**** GIVEN RECORDS

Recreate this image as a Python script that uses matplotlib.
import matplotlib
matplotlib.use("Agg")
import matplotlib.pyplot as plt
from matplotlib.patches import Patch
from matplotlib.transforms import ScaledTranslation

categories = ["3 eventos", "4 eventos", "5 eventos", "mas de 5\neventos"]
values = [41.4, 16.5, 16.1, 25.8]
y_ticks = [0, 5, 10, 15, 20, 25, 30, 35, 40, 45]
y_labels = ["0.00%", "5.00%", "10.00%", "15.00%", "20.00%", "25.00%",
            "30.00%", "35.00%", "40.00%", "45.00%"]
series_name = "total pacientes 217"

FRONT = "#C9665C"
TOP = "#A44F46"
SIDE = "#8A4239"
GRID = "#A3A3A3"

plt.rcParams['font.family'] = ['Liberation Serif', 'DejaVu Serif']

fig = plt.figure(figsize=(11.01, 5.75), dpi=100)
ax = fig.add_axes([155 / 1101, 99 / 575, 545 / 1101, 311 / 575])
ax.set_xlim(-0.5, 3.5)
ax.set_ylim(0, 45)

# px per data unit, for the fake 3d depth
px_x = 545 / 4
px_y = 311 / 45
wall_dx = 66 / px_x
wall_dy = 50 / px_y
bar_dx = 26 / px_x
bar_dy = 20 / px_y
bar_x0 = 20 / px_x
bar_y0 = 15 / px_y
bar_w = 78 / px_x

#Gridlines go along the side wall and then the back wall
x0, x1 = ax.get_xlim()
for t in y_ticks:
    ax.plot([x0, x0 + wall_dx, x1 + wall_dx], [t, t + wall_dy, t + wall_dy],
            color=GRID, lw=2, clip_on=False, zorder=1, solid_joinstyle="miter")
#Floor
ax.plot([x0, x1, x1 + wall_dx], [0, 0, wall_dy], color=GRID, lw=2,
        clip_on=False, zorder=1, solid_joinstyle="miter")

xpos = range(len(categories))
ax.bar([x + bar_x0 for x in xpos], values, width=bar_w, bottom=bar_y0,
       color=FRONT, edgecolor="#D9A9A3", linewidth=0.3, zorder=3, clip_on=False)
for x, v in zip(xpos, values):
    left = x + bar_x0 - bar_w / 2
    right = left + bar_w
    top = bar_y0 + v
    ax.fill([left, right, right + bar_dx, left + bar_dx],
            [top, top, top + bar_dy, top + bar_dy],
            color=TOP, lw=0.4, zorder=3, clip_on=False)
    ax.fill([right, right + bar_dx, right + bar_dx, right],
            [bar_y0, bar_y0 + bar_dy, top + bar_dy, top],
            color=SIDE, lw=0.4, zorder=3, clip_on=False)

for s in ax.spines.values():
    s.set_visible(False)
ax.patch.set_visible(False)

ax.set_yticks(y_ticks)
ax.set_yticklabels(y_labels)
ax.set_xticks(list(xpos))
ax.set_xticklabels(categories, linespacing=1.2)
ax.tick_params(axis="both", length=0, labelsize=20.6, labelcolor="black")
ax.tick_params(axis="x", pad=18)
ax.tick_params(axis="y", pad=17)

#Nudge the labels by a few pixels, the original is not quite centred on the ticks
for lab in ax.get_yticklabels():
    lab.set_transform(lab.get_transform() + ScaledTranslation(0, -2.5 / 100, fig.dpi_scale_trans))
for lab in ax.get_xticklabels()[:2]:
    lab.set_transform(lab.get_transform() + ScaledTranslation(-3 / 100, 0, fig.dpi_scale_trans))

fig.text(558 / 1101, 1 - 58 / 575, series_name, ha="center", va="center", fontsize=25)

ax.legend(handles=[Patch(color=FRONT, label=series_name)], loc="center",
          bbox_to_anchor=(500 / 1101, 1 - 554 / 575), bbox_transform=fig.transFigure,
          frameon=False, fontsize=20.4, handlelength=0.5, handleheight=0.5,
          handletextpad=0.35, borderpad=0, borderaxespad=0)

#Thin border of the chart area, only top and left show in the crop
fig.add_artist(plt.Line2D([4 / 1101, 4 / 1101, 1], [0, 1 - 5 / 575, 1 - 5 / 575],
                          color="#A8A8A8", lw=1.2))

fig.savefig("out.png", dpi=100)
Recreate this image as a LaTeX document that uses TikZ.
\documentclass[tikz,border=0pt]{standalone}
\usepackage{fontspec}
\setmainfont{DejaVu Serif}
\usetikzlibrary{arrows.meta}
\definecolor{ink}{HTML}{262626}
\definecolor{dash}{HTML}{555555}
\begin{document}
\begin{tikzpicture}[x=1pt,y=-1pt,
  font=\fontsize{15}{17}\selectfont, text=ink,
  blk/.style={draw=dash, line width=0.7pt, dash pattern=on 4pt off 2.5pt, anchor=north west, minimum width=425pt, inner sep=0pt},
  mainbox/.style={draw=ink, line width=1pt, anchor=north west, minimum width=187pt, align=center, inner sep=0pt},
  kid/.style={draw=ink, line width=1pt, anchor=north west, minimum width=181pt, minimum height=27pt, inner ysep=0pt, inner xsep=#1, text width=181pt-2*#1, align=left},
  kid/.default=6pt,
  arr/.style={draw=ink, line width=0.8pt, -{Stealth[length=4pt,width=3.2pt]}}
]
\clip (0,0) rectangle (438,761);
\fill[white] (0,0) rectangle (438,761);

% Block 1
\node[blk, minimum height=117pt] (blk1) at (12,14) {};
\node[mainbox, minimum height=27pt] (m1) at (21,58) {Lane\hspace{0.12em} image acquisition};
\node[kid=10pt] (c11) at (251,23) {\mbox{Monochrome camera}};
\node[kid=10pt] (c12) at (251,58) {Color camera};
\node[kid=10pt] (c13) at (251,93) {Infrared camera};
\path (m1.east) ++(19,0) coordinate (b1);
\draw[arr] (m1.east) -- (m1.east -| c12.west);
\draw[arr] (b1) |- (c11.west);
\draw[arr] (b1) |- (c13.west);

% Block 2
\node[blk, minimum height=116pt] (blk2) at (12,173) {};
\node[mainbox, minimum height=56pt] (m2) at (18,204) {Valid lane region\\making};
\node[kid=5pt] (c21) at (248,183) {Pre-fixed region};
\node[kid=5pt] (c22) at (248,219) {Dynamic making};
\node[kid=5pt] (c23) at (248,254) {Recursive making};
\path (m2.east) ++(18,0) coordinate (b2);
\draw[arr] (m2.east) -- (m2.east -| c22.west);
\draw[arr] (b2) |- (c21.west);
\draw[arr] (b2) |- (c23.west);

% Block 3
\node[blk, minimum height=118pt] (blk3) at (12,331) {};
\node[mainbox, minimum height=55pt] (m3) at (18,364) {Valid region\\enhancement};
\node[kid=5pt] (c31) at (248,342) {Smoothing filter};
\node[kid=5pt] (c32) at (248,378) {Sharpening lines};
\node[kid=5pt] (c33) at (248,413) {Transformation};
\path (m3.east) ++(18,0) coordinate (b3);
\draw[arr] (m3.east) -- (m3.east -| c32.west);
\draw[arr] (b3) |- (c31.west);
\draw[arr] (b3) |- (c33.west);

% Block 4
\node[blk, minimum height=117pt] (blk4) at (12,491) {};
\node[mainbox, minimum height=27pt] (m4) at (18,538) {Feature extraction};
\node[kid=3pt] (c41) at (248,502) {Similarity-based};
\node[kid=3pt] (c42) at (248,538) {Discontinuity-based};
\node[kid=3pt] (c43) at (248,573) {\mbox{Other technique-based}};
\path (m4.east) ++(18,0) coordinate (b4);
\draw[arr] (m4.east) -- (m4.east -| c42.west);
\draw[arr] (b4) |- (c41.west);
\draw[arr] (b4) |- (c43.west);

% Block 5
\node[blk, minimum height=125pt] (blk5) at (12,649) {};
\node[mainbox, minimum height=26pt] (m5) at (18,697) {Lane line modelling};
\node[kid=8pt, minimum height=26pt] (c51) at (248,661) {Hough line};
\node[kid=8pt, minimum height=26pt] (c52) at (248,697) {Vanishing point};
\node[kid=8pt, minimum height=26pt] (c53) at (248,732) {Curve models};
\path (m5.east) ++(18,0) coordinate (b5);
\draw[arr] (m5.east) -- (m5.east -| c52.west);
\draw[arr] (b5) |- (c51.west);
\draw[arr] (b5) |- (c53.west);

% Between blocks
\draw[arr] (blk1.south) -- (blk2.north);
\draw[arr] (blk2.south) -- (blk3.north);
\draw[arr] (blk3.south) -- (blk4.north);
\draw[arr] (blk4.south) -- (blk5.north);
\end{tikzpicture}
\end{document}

********

▸ **STATED EXERCISE**:
Copy each line containing the word "matplotlib" from the data.

▸ **FULL SOLUTION**:
Recreate this image as a Python script that uses matplotlib.
import matplotlib
matplotlib.use("Agg")
import matplotlib.pyplot as plt
from matplotlib.patches import Patch
from matplotlib.transforms import ScaledTranslation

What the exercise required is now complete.